WHAT YOU HAVE TO DO: From the entries below, gather every line containing the string "that".

EXCERPTED RECORDS:
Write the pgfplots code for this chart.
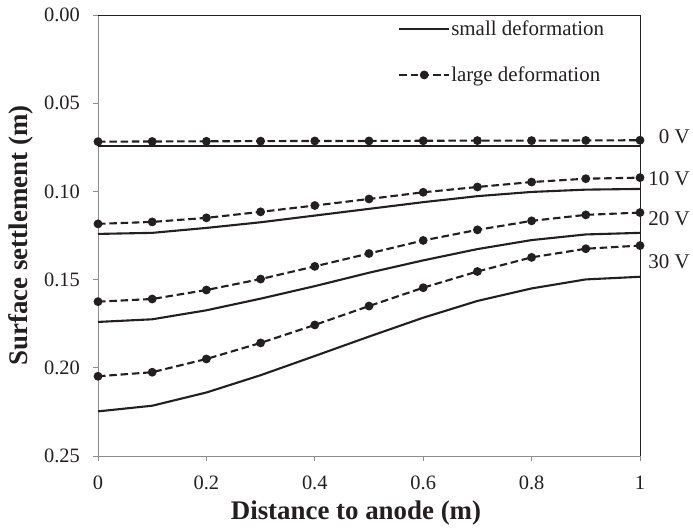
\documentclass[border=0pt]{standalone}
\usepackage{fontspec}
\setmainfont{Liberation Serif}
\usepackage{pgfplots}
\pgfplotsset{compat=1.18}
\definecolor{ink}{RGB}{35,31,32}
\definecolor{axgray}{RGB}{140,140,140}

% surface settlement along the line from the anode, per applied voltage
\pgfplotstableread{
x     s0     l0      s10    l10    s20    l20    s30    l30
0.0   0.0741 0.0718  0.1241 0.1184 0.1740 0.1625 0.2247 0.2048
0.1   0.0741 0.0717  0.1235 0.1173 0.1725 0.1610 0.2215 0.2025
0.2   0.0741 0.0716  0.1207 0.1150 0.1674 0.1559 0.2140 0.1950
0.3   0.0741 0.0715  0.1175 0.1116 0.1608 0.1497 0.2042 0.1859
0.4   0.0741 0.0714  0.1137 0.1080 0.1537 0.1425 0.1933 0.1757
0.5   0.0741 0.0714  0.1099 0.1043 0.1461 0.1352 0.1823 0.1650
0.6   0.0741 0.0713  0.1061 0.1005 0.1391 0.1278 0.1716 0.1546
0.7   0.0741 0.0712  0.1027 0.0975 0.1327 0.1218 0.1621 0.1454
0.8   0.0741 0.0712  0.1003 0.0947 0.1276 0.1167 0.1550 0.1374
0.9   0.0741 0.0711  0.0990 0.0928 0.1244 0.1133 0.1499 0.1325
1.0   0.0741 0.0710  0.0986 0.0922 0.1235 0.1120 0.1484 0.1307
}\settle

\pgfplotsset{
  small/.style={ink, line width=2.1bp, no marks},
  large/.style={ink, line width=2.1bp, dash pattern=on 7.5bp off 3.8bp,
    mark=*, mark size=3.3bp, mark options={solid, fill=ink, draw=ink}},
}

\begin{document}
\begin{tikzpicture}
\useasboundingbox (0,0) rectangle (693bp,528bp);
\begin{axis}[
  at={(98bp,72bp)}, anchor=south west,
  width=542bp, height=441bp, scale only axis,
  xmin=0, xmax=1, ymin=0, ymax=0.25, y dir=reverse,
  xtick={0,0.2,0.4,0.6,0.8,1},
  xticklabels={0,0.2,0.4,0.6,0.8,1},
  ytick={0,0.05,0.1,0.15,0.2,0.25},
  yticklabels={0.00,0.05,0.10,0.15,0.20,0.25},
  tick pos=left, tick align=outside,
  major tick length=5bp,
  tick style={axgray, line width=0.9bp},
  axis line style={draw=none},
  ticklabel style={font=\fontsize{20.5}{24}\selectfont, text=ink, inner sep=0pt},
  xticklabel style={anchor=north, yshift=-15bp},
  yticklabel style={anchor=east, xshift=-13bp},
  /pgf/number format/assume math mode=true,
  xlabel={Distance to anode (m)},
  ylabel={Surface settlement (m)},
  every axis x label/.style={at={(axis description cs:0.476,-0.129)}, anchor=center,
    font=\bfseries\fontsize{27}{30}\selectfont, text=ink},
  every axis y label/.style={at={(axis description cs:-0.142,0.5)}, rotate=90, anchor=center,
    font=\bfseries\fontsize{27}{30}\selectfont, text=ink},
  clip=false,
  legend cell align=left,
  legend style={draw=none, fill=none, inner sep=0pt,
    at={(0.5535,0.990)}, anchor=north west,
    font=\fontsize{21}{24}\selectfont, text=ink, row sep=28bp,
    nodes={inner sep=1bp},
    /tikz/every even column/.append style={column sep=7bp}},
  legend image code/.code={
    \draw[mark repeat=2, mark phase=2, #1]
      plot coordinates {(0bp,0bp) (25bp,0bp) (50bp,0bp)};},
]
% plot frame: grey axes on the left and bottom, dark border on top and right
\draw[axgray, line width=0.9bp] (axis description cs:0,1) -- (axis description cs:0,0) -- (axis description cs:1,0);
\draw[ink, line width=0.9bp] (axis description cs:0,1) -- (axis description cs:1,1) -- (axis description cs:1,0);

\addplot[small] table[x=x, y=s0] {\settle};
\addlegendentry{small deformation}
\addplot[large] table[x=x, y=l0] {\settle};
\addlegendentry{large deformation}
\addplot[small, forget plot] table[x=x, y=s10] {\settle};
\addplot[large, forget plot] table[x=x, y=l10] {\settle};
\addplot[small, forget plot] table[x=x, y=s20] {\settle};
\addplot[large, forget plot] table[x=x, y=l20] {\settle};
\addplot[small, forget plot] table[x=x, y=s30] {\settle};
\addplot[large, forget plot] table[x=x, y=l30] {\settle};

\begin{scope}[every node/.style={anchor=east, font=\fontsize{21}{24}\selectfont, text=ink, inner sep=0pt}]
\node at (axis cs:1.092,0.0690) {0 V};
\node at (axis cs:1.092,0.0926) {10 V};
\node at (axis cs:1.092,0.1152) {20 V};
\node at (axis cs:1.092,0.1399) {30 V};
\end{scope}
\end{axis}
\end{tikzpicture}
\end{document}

* * *

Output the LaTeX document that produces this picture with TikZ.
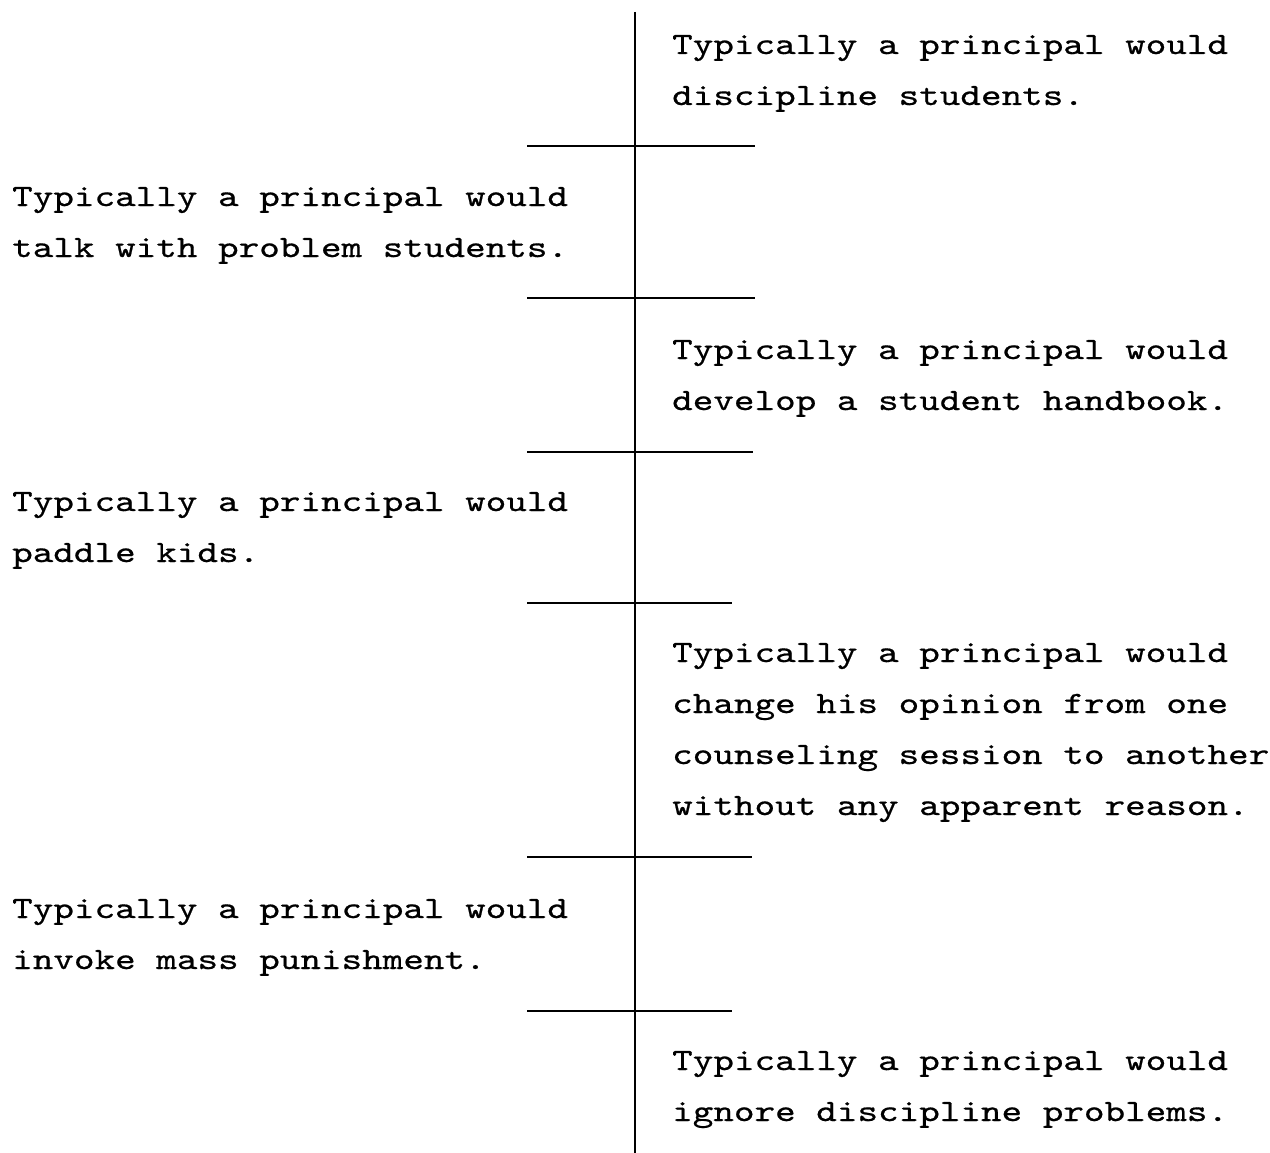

==

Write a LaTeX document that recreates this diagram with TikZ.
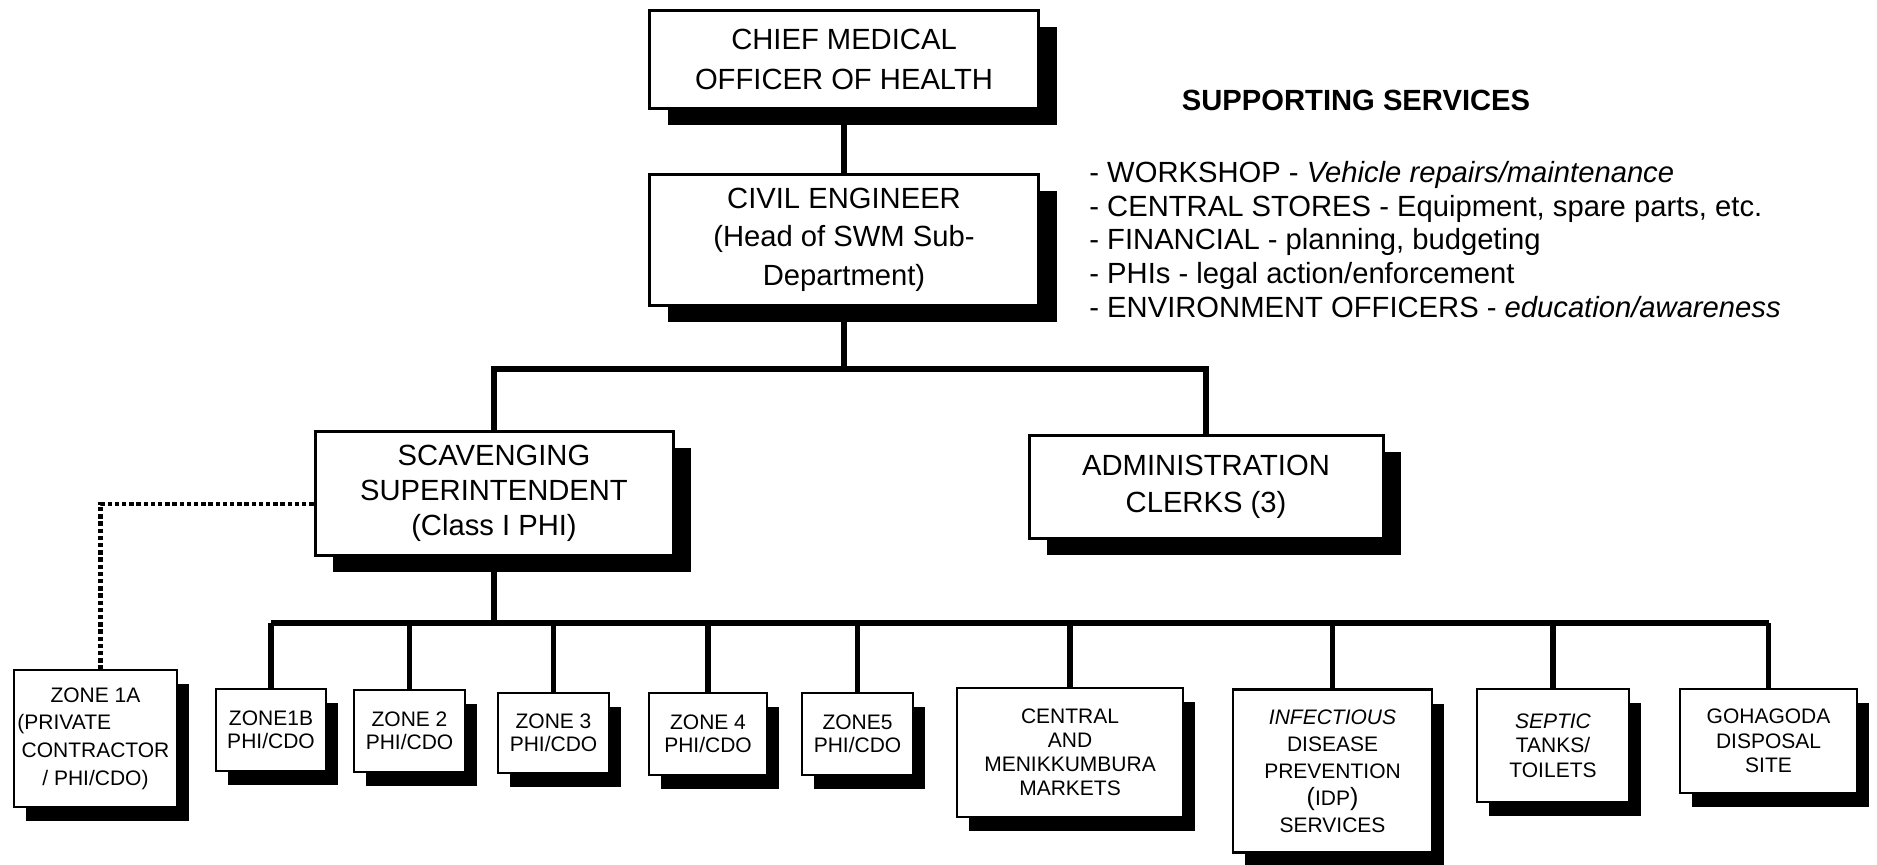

EXERCISE RESULT:
Output the LaTeX document that produces this picture with TikZ.
Write a LaTeX document that recreates this diagram with TikZ.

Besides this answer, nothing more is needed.